33  The "footwear" evidence could assist in proving either of the factual inferences needed to give the evidence relevance, only if the Crown could first prove the other factual inference for which the "footwear" evidence was offered.

34  As indicated above, the evidence connecting Wilfredo Portillo to the homicide scene could not assist the jury in determining whether the shoes made the prints found at the scene unless other evidence established that the shoes belonged to Wilfredo Portillo. The only other evidence connecting Wilfredo Portillo to the shoes was the evidence that they were found in the vicinity of Wilfredo Portillo's apartment. That fact alone could not reasonably support the inference that the shoes belonged to Wilfredo Portillo as opposed to the many other people who had equal access to that area. Similarly, the evidence of the prints found at the scene could only assist in identifying Wilfredo Portillo as the owner of the shoes if there was other evidence from which it could be inferred that the prints were made by those shoes. The only other evidence, was the expert's evidence that the treads on the shoes were similar to the partial prints found at the scene. That evidence, standing alone, could not reasonably support the inference that those shoes made those prints. This is particularly so given the expert's frank concession that he could not say how many shoes had the same tread pattern. His evidence amounted to no more than an assertion that the shoes found near Wilfredo Portillo's apartment were among an undetermined number of shoes that could have made the prints at the scene of the homicide.

[67]         In the case at bar, the accused submits, to use one of the documents on the computer to corroborate another document on the computer would require the Court to assume the truth of the corroborating document – which is also at issue.
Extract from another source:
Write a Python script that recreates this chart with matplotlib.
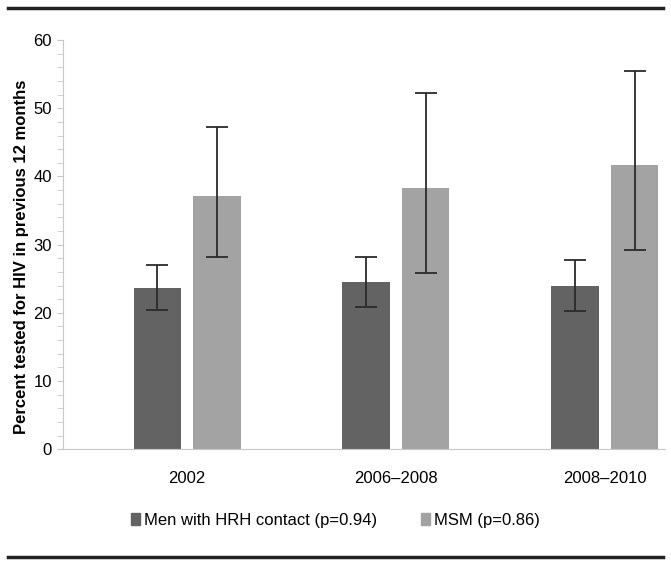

For instance, the instruction letter can only corroborate the receipt if the letter is assumed to be reliable, notwithstanding that the letter itself is also in issue, and is presumably to be corroborated by the receipt.

[68]         To sum up, in the absence of any corroborating evidence external to the documents themselves, the Crown has failed to meet the threshold for substantive reliability.  The documents have been put forward in a vacuum, with no evidence as to the circumstances of their creation, modification, or storage, beyond the evidence going to their possession by the accused. For the Court to find that the hearsay concerns have been addressed on a balance of probabilities would be to treat the finding that the documents were in the accused’s possession as an automatic basis for hearsay admission as well.  I am not prepared to make that leap based on the evidence before me.  My concern in making the leap is supported by the Crown’s admission that there is no evidence beyond the documents that the impugned transaction even occurred – let alone that the accused was involved in it.

Conclusion

[69]         I find that the documents have been  authenticated by the Crown and are admissible as documents in possession but not for the truth of their contents.  The Crown has not met their onus to have the documents admissible for the truth of their contents, either pursuant to the hearsay branch of the “documents in possession” doctrine, or pursuant to the principled exception to hearsay, specifically the reliability branch.

Bodurtha, J.



[1] The best evidence rule is satisfied by “proof of the integrity of the electronic documents system by or in which the electronic document was recorded or stored” (s. 31.2(1)(a)) or by way of a presumption under s. 31.4 (s. 31.2(1)(b)). Section 31.3(b) creates a presumption of integrity “if it is established that the electronic document was recorded or stored by a party who is adverse in interest to the party seeking to introduce it...”

[2] Avanes at paras. 16, 40-52.

[3] Justice David Watt, Watt's Manual of Criminal Evidence (Westlaw online) at §11.06.

[4] Justice David Watt, Watt's Manual of Criminal Evidence (Westlaw online) at §11.06; R. v. Wood, supra, at para. 114.